Vmap: Design & Implementation¶

Goal¶

Implement a vmap function that transforms a function over a batch dimension by directly rewriting the UOp graph to add the extra batch dimension using a PatternMatcher.

Interface¶

def vmap[**P](
    fn: Callable[P, Tensor],
    in_axes: int | tuple[int | None, ...] = 0,
    out_axis: int = 0,
) -> Callable[P, Tensor]: ...

• in_axes: Which axis of each input to map over. None means broadcast (don't map). An int applies to all inputs.
• out_axis: Where to place the batch dimension in the output.
• Assert all batched dimensions have the same size (checked at runtime).

Design¶

High-level algorithm¶

1. Trace: Call fn with placeholder (empty) tensors that have unbatched shapes. This produces an output Tensor whose .uop graph describes the computation.
2. Walk & rewrite: Walk the output UOp graph in topological order (from inputs toward output). For each node, apply a PatternMatcher to produce the "batched" version of that node.
3. Context: A dict[UOp, tuple[UOp, bool]] maps each original UOp to (batched_uop, has_batch):
4. has_batch=True: batched_uop has shape (batch_size, *original_shape)
5. has_batch=False: batched_uop has the original shape (constant/broadcast)
6. Output: Extract the final batched UOp, optionally move the batch axis to out_axis, and wrap in a Tensor.

Context object¶

@dataclass
class VmapCtx:
    batch_size: int
    cache: dict[UOp, tuple[UOp, bool]]

Helper to look up a source UOp:

def _get(ctx: VmapCtx, u: UOp) -> tuple[UOp, bool]:
    return ctx.cache.get(u, (u, False))

If a UOp is not in the cache, it's unbatched (e.g., a constant or infrastructure node).

Rules by op category¶

Inputs¶

Seeded before the walk. Batched inputs: (batched_uop, True). Non-batched inputs: (original_uop, False).

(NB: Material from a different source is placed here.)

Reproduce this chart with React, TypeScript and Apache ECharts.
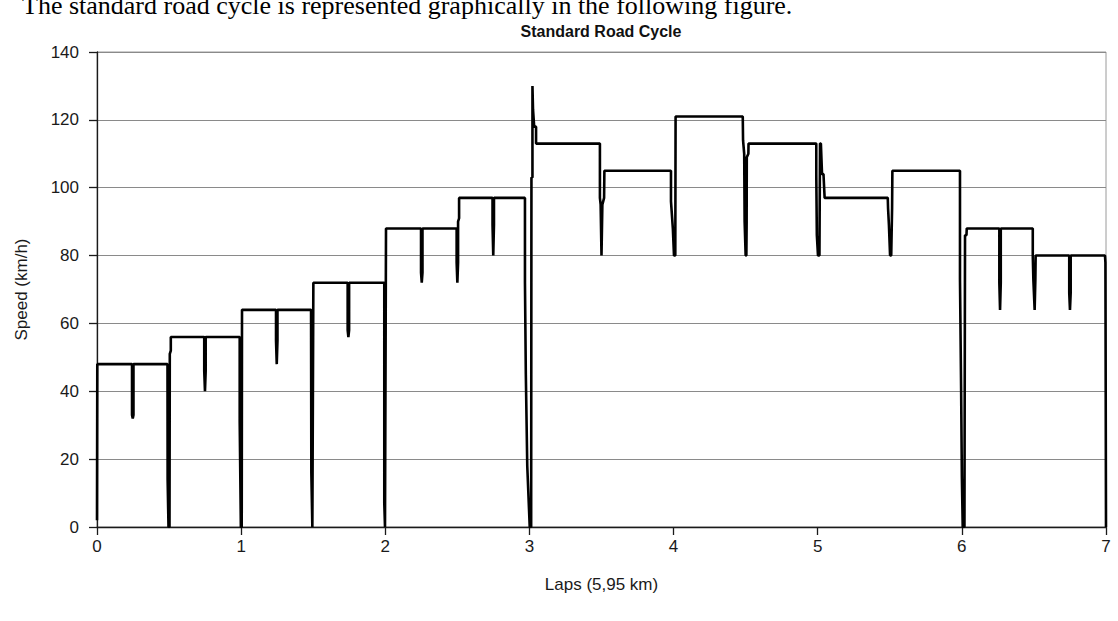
import React, { useEffect, useRef } from "react";
import * as echarts from "echarts";

// Speed trace: [lap position, speed km/h]
const lap1: [number, number][] = [
  [0.0, 2], [0.002, 48],
  [0.243, 48], [0.243, 33], [0.248, 32], [0.253, 33], [0.253, 48],
  [0.489, 48], [0.490, 14], [0.496, 0], [0.503, 0], [0.505, 51], [0.512, 52], [0.512, 56],
  [0.744, 56], [0.744, 46], [0.749, 40], [0.754, 46], [0.754, 56],
  [0.990, 56], [0.990, 31], [0.998, 0], [1.004, 0], [1.006, 64],
];
const lap2: [number, number][] = [
  [1.242, 64], [1.242, 55], [1.247, 48], [1.252, 55], [1.252, 64],
  [1.485, 64], [1.487, 16], [1.494, 0], [1.498, 0], [1.501, 72],
  [1.739, 72], [1.739, 58], [1.744, 56], [1.749, 58], [1.749, 72],
  [1.993, 72], [1.993, 7], [1.998, 0], [2.002, 0], [2.005, 88],
];
const lap3: [number, number][] = [
  [2.248, 88], [2.248, 75], [2.253, 72], [2.258, 75], [2.258, 88],
  [2.495, 88], [2.495, 78], [2.5, 72], [2.505, 78], [2.505, 90], [2.512, 91], [2.512, 97],
  [2.744, 97], [2.744, 89], [2.749, 80], [2.754, 89], [2.754, 97],
  [2.969, 97], [2.969, 72], [2.975, 45], [2.985, 18], [3.002, 0], [3.012, 0],
  [3.014, 103], [3.021, 103], [3.021, 130], [3.025, 123], [3.033, 118], [3.046, 118], [3.046, 113],
];
const lap4: [number, number][] = [
  [3.489, 113], [3.489, 97], [3.494, 95], [3.5, 80], [3.506, 95], [3.518, 97], [3.52, 105],
  [3.982, 105], [3.982, 96], [3.995, 88], [4.003, 80], [4.012, 80], [4.014, 121],
];
const lap5: [number, number][] = [
  [4.48, 121], [4.482, 114], [4.49, 110], [4.493, 90], [4.5, 80], [4.505, 80], [4.507, 90],
  [4.508, 109], [4.519, 110], [4.52, 113],
  [4.99, 113], [4.99, 104], [4.994, 86], [5.002, 80], [5.012, 80], [5.016, 113], [5.022, 113],
  [5.03, 104], [5.04, 104], [5.048, 97],
];
const lap6: [number, number][] = [
  [5.486, 97], [5.488, 94], [5.494, 89], [5.502, 80], [5.51, 80], [5.516, 94], [5.518, 105],
  [5.987, 105], [5.987, 73], [5.995, 40], [6.0, 15], [6.006, 0], [6.018, 0],
  [6.022, 86], [6.032, 86], [6.034, 88],
];
const lap7: [number, number][] = [
  [6.26, 88], [6.26, 72], [6.265, 64], [6.27, 72], [6.27, 88],
  [6.492, 88], [6.492, 80], [6.496, 73], [6.505, 64], [6.51, 73], [6.512, 80],
  [6.745, 80], [6.745, 69], [6.75, 64], [6.755, 69], [6.755, 80],
  [6.993, 80], [6.996, 78], [7.0, 0],
];

const TITLE = "Standard Road Cycle";
const INTRO = "The standard road cycle is represented graphically in the following figure.";
const X_NAME = "Laps (5,95 km)";
const Y_NAME = "Speed (km/h)";

export default function App() {
  const ref = useRef<HTMLDivElement>(null);
  useEffect(() => {
    if (!ref.current) return;
    const chart = echarts.init(ref.current, undefined, { renderer: "svg" });
    const data = [...lap1, ...lap2, ...lap3, ...lap4, ...lap5, ...lap6, ...lap7];
    const axisColor = "#1a1a1a";
    const font = "Liberation Sans";
    chart.setOption({
      animation: false,
      backgroundColor: "#ffffff",
      grid: { left: 97, right: 12, top: 52, bottom: 94, show: true, borderColor: "#9a9a9a", borderWidth: 1 },
      xAxis: {
        type: "value", min: 0, max: 7, interval: 1,
        axisLine: { show: true, onZero: false, lineStyle: { color: axisColor, width: 1.3 } },
        axisTick: { show: true, length: 8, lineStyle: { color: axisColor, width: 1.3 } },
        splitLine: { show: false },
        axisLabel: { fontFamily: font, fontSize: 17, color: axisColor, margin: 11 },
        name: X_NAME, nameLocation: "middle", nameGap: 49,
        nameTextStyle: { fontFamily: font, fontSize: 17, color: axisColor },
      },
      yAxis: {
        type: "value", min: 0, max: 140, interval: 20,
        axisLine: { show: true, lineStyle: { color: axisColor, width: 1.3 } },
        axisTick: { show: true, length: 8, lineStyle: { color: axisColor, width: 1.3 } },
        splitLine: { show: true, lineStyle: { color: "#8a8a8a", width: 1 } },
        axisLabel: { fontFamily: font, fontSize: 17, color: axisColor, margin: 18 },
        name: Y_NAME, nameLocation: "middle", nameGap: 67, nameRotate: 90,
        nameTextStyle: { fontFamily: font, fontSize: 17, color: axisColor },
      },
      series: [
        {
          type: "line", data, showSymbol: false, silent: true,
          lineStyle: { color: "#000000", width: 2.6 },
        },
      ],
      graphic: [
        {
          type: "text", x: 601, y: 31, silent: true,
          style: { text: TITLE, font: `bold 16px "${font}"`, fill: "#111", textAlign: "center", textVerticalAlign: "middle" },
        },
        {
          type: "text", x: 22, y: 5, silent: true,
          style: { text: INTRO, font: `26px "Liberation Serif"`, fill: "#000", textAlign: "left", textVerticalAlign: "middle" },
        },
      ],
    });
    return () => chart.dispose();
  }, []);
  return (
    <div
      ref={ref}
      style={{ position: "fixed", left: 0, top: 0, width: 1118, height: 621, background: "#fff" }}
    />
  );
}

Unary elementwise (SIN, EXP2, LOG2, SQRT, NEG, RECIPROCAL, CAST)¶

Same batch status as source. Apply the same Tensor op to the (possibly batched) source.

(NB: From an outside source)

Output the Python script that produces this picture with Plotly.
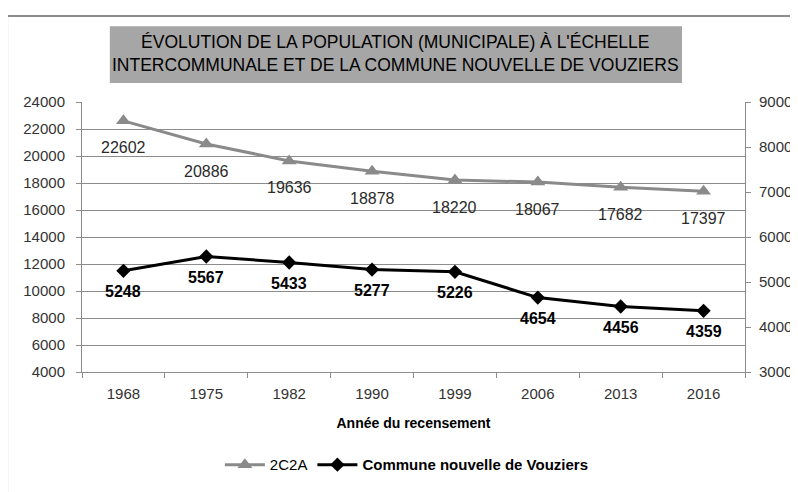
import plotly.graph_objects as go

# --- data ---
annees = ["1968", "1975", "1982", "1990", "1999", "2006", "2013", "2016"]
pop_2c2a = [22602, 20886, 19636, 18878, 18220, 18067, 17682, 17397]
pop_vouziers = [5248, 5567, 5433, 5277, 5226, 4654, 4456, 4359]

gris = "#8a8a8a"
police = "Liberation Sans, Arial, sans-serif"

fig = go.Figure()

fig.add_trace(go.Scatter(
    x=annees, y=pop_2c2a, name="2C2A", mode="lines+markers",
    line=dict(color=gris, width=3),
    marker=dict(symbol="triangle-up", size=13, color=gris),
))
fig.add_trace(go.Scatter(
    x=annees, y=pop_vouziers, name="<b>Commune nouvelle de Vouziers</b>",
    mode="lines+markers", yaxis="y2",
    line=dict(color="black", width=3),
    marker=dict(symbol="diamond", size=11, color="black"),
))

# data labels under the points (x given as category index)
annots = []
for i, v in enumerate(pop_2c2a):
    annots.append(dict(x=i, y=v, xref="x", yref="y", text=str(v), showarrow=False,
                       yshift=-27, font=dict(size=16, color="#2b2b2b", family=police)))
for i, v in enumerate(pop_vouziers):
    annots.append(dict(x=i, y=v, xref="x", yref="y2", text="<b>%d</b>" % v, showarrow=False,
                       yshift=-21, font=dict(size=16, color="black", family=police)))

# title in grey box
annots.append(dict(
    x=0.4736, y=1.178, xref="paper", yref="paper", showarrow=False,
    xanchor="center", yanchor="middle",
    text="ÉVOLUTION DE LA POPULATION (MUNICIPALE) À L'ÉCHELLE<br>INTERCOMMUNALE ET DE LA COMMUNE NOUVELLE DE VOUZIERS",
    font=dict(size=17.5, color="black", family=police),
))
fig.update_layout(annotations=annots)

# page body has an 8px margin, so the figure is shifted accordingly
fig.update_layout(
    shapes=[
        # outer frame
        dict(type="rect", xref="paper", yref="paper", x0=-0.113, x1=1.1, y0=-0.5, y1=1.3185,
             line=dict(color="#8c8c8c", width=2), layer="below"),
        # title box
        dict(type="rect", xref="paper", yref="paper", x0=0.042, x1=0.905, y0=1.070, y1=1.281,
             fillcolor="#a6a6a6", line=dict(width=0), layer="below"),
    ],
    width=798, height=492,
    margin=dict(l=74, r=61, t=94, b=128),
    paper_bgcolor="white", plot_bgcolor="white",
    font=dict(family=police, size=15, color="#333333"),
    showlegend=True,
    legend=dict(orientation="h", x=0.49, xanchor="center", y=-0.344, yanchor="middle",
                font=dict(size=15, color="black"), itemwidth=40, tracegroupgap=0),
    xaxis=dict(
        type="category", range=[-0.5, len(annees) - 0.5], tickangle=0,
        tickson="boundaries", ticks="outside", ticklen=5, tickcolor="#8c8c8c",
        ticklabelstandoff=8,
        showline=True, linecolor="#8c8c8c", linewidth=1, showgrid=False,
        title=dict(text="<b>Année du recensement</b>", font=dict(size=14, color="black"), standoff=17),
        tickfont=dict(size=15, color="#333333"),
    ),
    yaxis=dict(
        range=[4000, 24000], dtick=2000, tickformat="d", ticklabelstandoff=8,
        showline=True, linecolor="#8c8c8c", ticks="outside", ticklen=5, tickcolor="#8c8c8c",
        gridcolor="#8c8c8c", gridwidth=1, zeroline=False,
    ),
    yaxis2=dict(
        range=[3000, 9000], dtick=1000, tickformat="d", overlaying="y", side="right",
        ticklabelstandoff=5,
        showline=True, linecolor="#8c8c8c", ticks="outside", ticklen=5, tickcolor="#8c8c8c",
        showgrid=False, zeroline=False,
    ),
)

fig.write_html("out.html")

Binary/ternary elementwise (ADD, SUB, MUL, MAX, POW, WHERE, CMP*)¶

If mixing batched and unbatched: broadcast the unbatched one by unsqueeze(0).expand(batch_size, ...). Result is batched if any input is batched.

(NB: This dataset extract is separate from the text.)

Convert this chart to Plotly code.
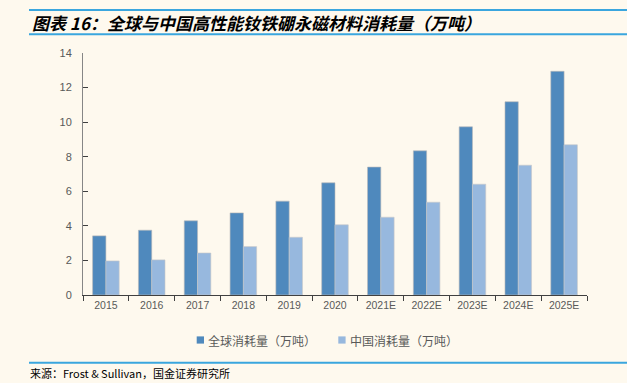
import plotly.graph_objects as go

categories = ["2015", "2016", "2017", "2018", "2019", "2020",
              "2021E", "2022E", "2023E", "2024E", "2025E"]
global_consumption = [3.42, 3.75, 4.29, 4.75, 5.43, 6.49, 7.40, 8.34, 9.73, 11.18, 12.94]
china_consumption = [1.97, 2.03, 2.43, 2.80, 3.34, 4.06, 4.50, 5.37, 6.41, 7.51, 8.69]
series_names = ["全球消耗量（万吨）", "中国消耗量（万吨）"]
y_ticks = [0, 2, 4, 6, 8, 10, 12, 14]

BG = "#FEF9EE"
C_GLOBAL = "#4F89BD"
C_CHINA = "#97B8DE"
LINE_BLUE = "#3AA6DE"
CJK = "Noto Sans CJK SC"

# plot area in pixels: x 83..587, y 53..295
L, R, T, B = 83, 587, 53, 295
W, H = R - L, B - T


def px(x):
    return (x - L) / W


def py(y):
    return (B - y) / H


fig = go.Figure()
colors = [C_GLOBAL, C_CHINA]
edges = ["#B9B9B9", "#C8C8C8"]
for name, vals, c, e in zip(series_names, [global_consumption, china_consumption], colors, edges):
    fig.add_trace(go.Bar(x=categories, y=vals, name=name,
                         marker=dict(color=c, line=dict(color=e, width=0.6))))

fig.update_layout(
    width=627, height=383,
    paper_bgcolor=BG, plot_bgcolor=BG,
    margin=dict(l=L, r=627 - R, t=T, b=383 - B, autoexpand=False),
    barmode="group", bargap=0.42, bargroupgap=0,
    font=dict(family=CJK, size=11, color="#595959"),
    showlegend=False,
    xaxis=dict(type="category", showline=True, linecolor="#404040", linewidth=1,
               ticks="outside", tickson="boundaries", ticklen=5, tickcolor="#404040",
               tickfont=dict(family="Liberation Sans, sans-serif", size=10.5, color="#595959"),
               showgrid=False, zeroline=False),
    yaxis=dict(range=[0, 14], tickvals=y_ticks, showline=True, linecolor="#868686", linewidth=1,
               ticks="inside", ticklen=5, tickcolor="#404040", ticklabelstandoff=8,
               tickfont=dict(family="Liberation Sans, sans-serif", size=11, color="#595959"),
               showgrid=False, zeroline=False),
)

# legend (drawn manually to match small square markers)
leg_marks = [(196.7, 204.0), (338.3, 345.6)]
for (x0, x1), c, name in zip(leg_marks, colors, series_names):
    fig.add_shape(type="rect", xref="paper", yref="paper", x0=px(x0), x1=px(x1),
                  y0=py(336.4), y1=py(343.6), line=dict(width=0), fillcolor=c)
    fig.add_annotation(xref="paper", yref="paper", x=px(x1 + 2.3), y=py(340), xanchor="left",
                       yanchor="middle", text=name, showarrow=False,
                       font=dict(family=CJK, size=12, color="#595959"))

for yy in (10, 34.3, 362.7):
    fig.add_shape(type="line", xref="paper", yref="paper", x0=px(29), x1=px(627), y0=py(yy), y1=py(yy),
                  line=dict(color=LINE_BLUE, width=2))

fig.add_annotation(xref="paper", yref="paper", x=px(30), y=py(22), xanchor="left", yanchor="middle",
                   text="<b><i>图表 16：全球与中国高性能钕铁硼永磁材料消耗量（万吨）</i></b>",
                   showarrow=False, font=dict(family=CJK, size=17, color="#000000"))
fig.add_annotation(xref="paper", yref="paper", x=px(28), y=py(373), xanchor="left", yanchor="middle",
                   text="来源：Frost &amp; Sullivan，国金证券研究所",
                   showarrow=False, font=dict(family=CJK, size=11, color="#000000"))

fig.write_html("out.html", config={"displayModeBar": False},
               post_script="document.body.style.margin='0';document.body.style.overflow='hidden';")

Movement ops (RESHAPE, PERMUTE, EXPAND, PAD, SHRINK, FLIP)¶

• Unbatched: apply as-is.
• Batched: adjust for batch dim at position 0:
• RESHAPE: target = (batch_size, *original_target_shape)
• PERMUTE: perm = (0, *(p+1 for p in original_perm))
• EXPAND: target = (batch_size, *original_target_shape)
• PAD: padding = ((0,0), *original_padding)
• SHRINK: shrink = ((0, batch_size), *original_shrink)
• FLIP: mask = (False, *original_mask)

CONTIGUOUS / CONTIGUOUS_BACKWARD¶

Pass through batch status, apply contiguous to batched source.

REDUCE_AXIS¶

• Unbatched: apply as-is.
• Batched: shift reduction axes by +1 (skip batch dim at 0).

Output axis handling¶

After the walk, if the output is unbatched (has_batch=False), broadcast it to add the batch dimension (unsqueeze(0).expand(batch_size, ...)). This matches JAX semantics where vmap always produces a batched output, even if the result is constant w.r.t. all batched inputs.

Then, if out_axis != 0, move the batch axis from 0 to out_axis using Tensor.permute.

Implementation Notes¶

File structure¶

• src/anvil/transform/_vmap.py — Core implementation (~220 LOC)
• tests/test_vmap.py — Test suite

How it works¶

1. The vmapped wrapper normalizes/validates in_axes, moves each batched input's batch axis to position 0, and creates unbatched placeholder tensors.
2. Calls fn(*placeholders) to trace the computation graph.
3. Seeds a VmapCtx (batch_size + cache mapping UOp → (UOp, bool)) with the placeholder-to-batched-input mappings.
4. Uses walk(output.uop, input_uops) to traverse the graph in topological order.
5. For each node, pm_vmap.rewrite(node, ctx=ctx) dispatches to the appropriate rule, which constructs the batched UOp via Tensor operations (for correct shape computation) and returns (new_uop, has_batch).
6. Finally, if out_axis != 0, permutes the batch dim to the requested position.

Key design decisions¶

• Tensor-level construction in rules: We wrap UOps as Tensor objects to leverage tinygrad's shape validation and movement op helpers, then extract .uop.
• No custom ops: The transformation is purely graph-to-graph, adding real dimensions that the scheduler can reason about. No fork of tinygrad needed.
• _ensure_batched for broadcasting: When a binary op mixes batched and unbatched operands, the unbatched one is unsqueeze(0).expand(batch_size, ...).

Supported ops¶

Not yet supported (add as needed)¶

• Indexing ops (tensor-based indexing, gather/scatter)
• ASSIGN, DETACH

Progress¶

• [x] Core implementation in src/anvil/transform/_vmap.py
• [x] Tests in tests/test_vmap.py
• [x] Basic elementwise, broadcast, movement, reduce, validation
• [x] Nested vmap (vmap of vmap)
• [x] Integration with JVP (vmap over jvp for Jacobians)
• [ ] Add indexing op support if needed